In this post, I hope to finish the rest of the book that I started with this post and this post.
In chapters 3 and 4 Dr. Cobin gives us his view of popular Biblical views of government. His key premise is that,
With few exceptions over the course of human civilization, civil government has been relatively evil insofar as mankind’s temporal well being is concerned. Furthermore, in an individualistic sense, civil government is always evil to someone. Certainly, Uriah would not have thought King David’s treatment of him to be a nice or a good thing (II Sam. 11:4, 15).
Wow.

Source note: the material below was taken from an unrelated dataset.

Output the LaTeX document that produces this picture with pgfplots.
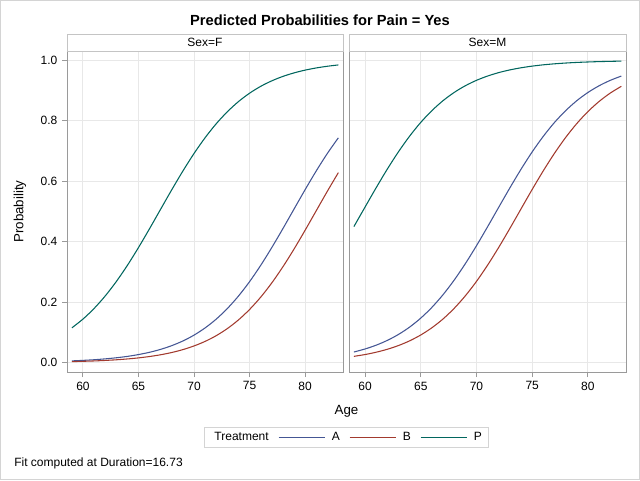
\documentclass[border=0pt]{standalone}
\usepackage{pgfplots}
\pgfplotsset{compat=1.18}
\usepackage{pgfplotstable}
\usepackage{fontspec}
\setmainfont{Liberation Sans}

\definecolor{trtA}{HTML}{445694}
\definecolor{trtB}{HTML}{A23A2E}
\definecolor{trtP}{HTML}{01665E}
\definecolor{gridgray}{HTML}{E8E8E8}
\definecolor{framegray}{HTML}{9A9A9A}
\definecolor{stripgray}{HTML}{C4C4C4}
\definecolor{outergray}{HTML}{D4D4D4}

% predicted probabilities, Duration=16.73
\pgfplotstableread{
age FA FB FP MA MB MP
59 0.0058 0.0034 0.1151 0.0352 0.0208 0.4502
60 0.0075 0.0044 0.1442 0.0452 0.0268 0.5147
61 0.0096 0.0056 0.1792 0.0578 0.0345 0.5788
62 0.0125 0.0073 0.2205 0.0736 0.0442 0.6404
63 0.0161 0.0094 0.2682 0.0933 0.0566 0.6976
64 0.0207 0.0122 0.3219 0.1176 0.0721 0.7493
65 0.0267 0.0157 0.3808 0.1473 0.0915 0.7948
66 0.0343 0.0203 0.4435 0.1829 0.1154 0.8338
67 0.0440 0.0261 0.5080 0.2248 0.1445 0.8667
68 0.0563 0.0336 0.5722 0.2731 0.1796 0.8939
69 0.0717 0.0431 0.6341 0.3274 0.2210 0.9161
70 0.0910 0.0552 0.6919 0.3867 0.2687 0.9340
71 0.1149 0.0703 0.7442 0.4497 0.3226 0.9482
72 0.1439 0.0892 0.7903 0.5142 0.3815 0.9596
73 0.1789 0.1126 0.8300 0.5783 0.4442 0.9685
74 0.2201 0.1412 0.8635 0.6399 0.5087 0.9755
75 0.2677 0.1757 0.8913 0.6972 0.5730 0.9810
76 0.3215 0.2164 0.9140 0.7489 0.6348 0.9853
77 0.3804 0.2635 0.9322 0.7945 0.6925 0.9886
78 0.4430 0.3167 0.9469 0.8335 0.7448 0.9912
79 0.5075 0.3752 0.9585 0.8665 0.7908 0.9932
80 0.5718 0.4376 0.9677 0.8937 0.8305 0.9947
81 0.6337 0.5020 0.9749 0.9159 0.8639 0.9959
82 0.6915 0.5664 0.9805 0.9338 0.8916 0.9968
83 0.7438 0.6286 0.9849 0.9481 0.9142 0.9976
}\pred

\pgfplotsset{
  panel/.style={
    scale only axis, anchor=north west,
    height=240.75pt,
    xmin=58.56, xmax=83.42, ymin=-0.031, ymax=1.031,
    xtick={60,65,...,80}, ytick={0,0.2,0.4,0.6,0.8,1},
    grid=major, grid style={color=gridgray, line width=0.75pt},
    axis line style={color=framegray, line width=0.75pt},
    tick align=outside, major tick length=3.75pt,
    tick style={color=framegray, line width=0.75pt},
    xtick pos=lower, ytick pos=lower,
    ticklabel style={font=\fontsize{9}{11}\selectfont},
    /pgf/number format/assume math mode=true,
    every axis plot/.append style={line width=0.8pt, no markers, smooth},
  },
}

\begin{document}
\begin{tikzpicture}
\useasboundingbox (0,0) rectangle (480pt,-360pt);
\draw[outergray, line width=0.75pt] (0.375pt,-0.375pt) rectangle (479.625pt,-359.625pt);

\begin{axis}[panel, at={(50.25pt,-38.25pt)}, width=207pt,
  yticklabel style={/pgf/number format/.cd, fixed, fixed zerofill, precision=1},
  legend columns=-1,
  legend style={at={(rel axis cs:1.0127,-0.204)}, anchor=center,
    draw=outergray, line width=0.75pt, inner xsep=3pt, inner ysep=1.5pt,
    font=\fontsize{9}{11}\selectfont,
    /tikz/every odd column/.append style={column sep=2.5pt},
    /tikz/every even column/.append style={column sep=5pt}},
  legend image code/.code={\draw[#1] (0pt,0pt) -- (35pt,0pt);},
]
\addlegendimage{empty legend}
\addlegendentry{Treatment\hspace{5pt}}
\addplot[trtA] table[x=age, y=FA] {\pred};
\addlegendentry{A}
\addplot[trtB] table[x=age, y=FB] {\pred};
\addlegendentry{B}
\addplot[trtP] table[x=age, y=FP] {\pred};
\addlegendentry{P}
\end{axis}

\begin{axis}[panel, at={(261.75pt,-38.25pt)}, width=207.75pt,
  yticklabels={}, ytick style={draw=none}]
\addplot[trtA] table[x=age, y=MA] {\pred};
\addplot[trtB] table[x=age, y=MB] {\pred};
\addplot[trtP] table[x=age, y=MP] {\pred};
\end{axis}

% panel headers
\draw[stripgray, line width=0.75pt] (50.25pt,-25.5pt) rectangle (257.25pt,-38.25pt);
\draw[stripgray, line width=0.75pt] (261.75pt,-25.5pt) rectangle (469.5pt,-38.25pt);
\node[font=\fontsize{9}{11}\selectfont] at (153.75pt,-31.9pt) {Sex=F};
\node[font=\fontsize{9}{11}\selectfont] at (365.6pt,-31.9pt) {Sex=M};

\node[font=\fontsize{11}{13}\selectfont\bfseries] at (240pt,-15pt) {Predicted Probabilities for Pain = Yes};
\node[font=\fontsize{10}{12}\selectfont] at (259.9pt,-308.25pt) {Age};
\node[font=\fontsize{10}{12}\selectfont, rotate=90] at (15pt,-158.6pt) {Probability};
\node[font=\fontsize{9}{11}\selectfont, anchor=west, inner sep=0pt] at (10.5pt,-347.25pt) {Fit computed at Duration=16.73};
\end{tikzpicture}
\end{document}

Quite a statement for a Christian to assimilate.
But wait there’s more.
Popular thinking that government is always a lesser evil than the extreme case of political anarchy is mistaken. Proponents of such thinking fail to reckon with the brutal record of civil government.
Bet that got your attention.
He gives an example of
those who have faced extermination at the hands of communists might not agree that the tyrannical government that dominated and oppressed them was better than anarchy.
Perhaps, but that wouldn’t mean that all civil government is evil all the time. Even the communists might have done something good.
He may be correct that “the existence of anarchy does not imply that society has neither rules nor order” but that does not mean it would work in this day and age. He believes the market would provide order, but that is too much to hope for that anyone but the most fervent believer in free markets to accept.
There is a danger of power which is why we must be vigilant.
We see an example in Revelation, where government is used by Satan to persecute the faithful remaining on the earth.
But wait there’s more. Joseph, an Old Testament hero seen as a picture of Christ, is criticized by Cobin for
bad, proactive economic policies where people were effectively swindled out of their land by the state (Gen 41:33-44). The state profited handsomely by the craftiness of Joseph.
Whew. This will be more than most Bible believing Christians can accept completely.
His solution? Christians should not actively participate in government.
The Appendix to Chapter 3 purportedly lists all policies of governments in the Bible and classifies them as good ambiguous or evil.
Chapter 4 continues looking at the Bible and government, looking at three key passages, Romans 13:1-7; 1 Peter 2:13-17 and Titus 3:1-2. Let’s just say that he practically reverses the commonly held view and does so unconvincingly.
Dr. Cobin believes that good government is the exception rather than the rule. He also feels that Christians are under no compulsion to obey every law. He spends most of Chapter 5 dealing with that. I would agree as long as the Christian is prepared to face the consequences, something Dr. Cobin appears unwilling to do.
Chapter 6 gives a policy analysis of the Christian and American public school. Suffice it to say that he believes
The public school has at once been both the greatest, most pernicious threat to liberty and American Christianity.
Few conservatives would disagree, hence the popularity of parochial and home schools.
The final chapter sums it up and gives a table of issues and how Christians should react.
I’ll have one more post on the book, or more correctly, on the author and my reaction.